The Law itself was vast, and the ruling Jews had only heaped their own rules and qualifiers onto what God had given. But Jesus doesn’t play along with their game and cites Deuteronomy 6:4–9,

“Hear, O Israel: The LORD our God, the LORD is one. You shall love the LORD your God with all your heart and with all your soul and with all your might. And these words that I command you today shall be on your heart. You shall teach them diligently to your children, and shall talk of them when you sit in your house, and when you walk by the way, and when you lie down, and when you rise. You shall bind them as a sign on your hand, and they shall be as frontlets between your eyes. You shall write them on the doorposts of your house and on your gates.”

This practice of binding the Law “as a sign on your hand,” and “as frontlets between your eyes,” as well as writing them “on the doorposts of your house and on your gates,” were all practiced literally by the Jewish people. But what the religious leaders had neglected was that this supreme distillation of the Law, that you Love God above all else with all that you are was to be written on your heart. Jesus clarifies the second commandment that you love your neighbor as yourself, because you cannot love God and not love your neighbor. Jesus tells His disciples in John 15:12–15

“This is my commandment, that you love one another as I have loved you. Greater love has no one than this, that someone lay down his life for his friends. You are my friends if you do what I command you. No longer do I call you servants, for the servant does not know what his master is doing; but I have called you friends, for all that I have heard from my Father I have made known to you.”

If we are corrected by Love, it is because its commandment resonates within us. If we are assured by Love, it is because the commandment we obey has been used to change and redeem us. The commandment is our calling, it is the path we walk, it is the guiding of the Spirit that overcomes the world. If you say that you love God but hate your brother, then you are a liar. If you say that you love your brother, but do not know God, then you are a liar. You cannot love the Son apart from the Father, or the Father apart from the Son, or love your brother if you do not know the One who is Love – this is the foundation, the commandment from which all others spring forth.

“Whoever keeps his commandments abides in God, and God in him. And by this we know that he abides in us, by the Spirit whom he has given us.”

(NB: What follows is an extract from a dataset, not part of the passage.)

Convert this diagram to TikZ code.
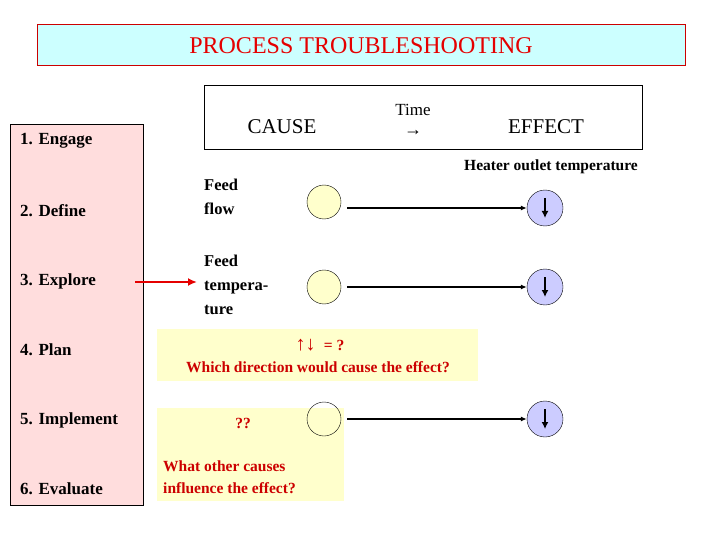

Jesus says in John 15:9–11,

“As the Father has loved me, so have I loved you. Abide in my love. If you keep my commandments, you will abide in my love, just as I have kept my Father’s commandments and abide in his love. These things I have spoken to you, that my joy may be in you, and that your joy may be full.”

Love is our foundation, our base. It is the Vine from which we grow, the Water that never runs dry, the Light that teaches and guides. We dwell in the Love of God, and by the Spirit He has given us, Love dwells within us. The commandments call us, they bring the Love to action in our lives. Jesus says in John 14:23,

“… If anyone loves me, he will keep my word, and my Father will love him, and we will come to him and make our home with him.”

This is the promise of the Love of God – that through His commandments we may be assured, and corrected, that we may know God even on this side of eternity, and that even after this universe is burned up and gone, we will have only grown closer to our Father, facing eternity in the presence of the One who is Love.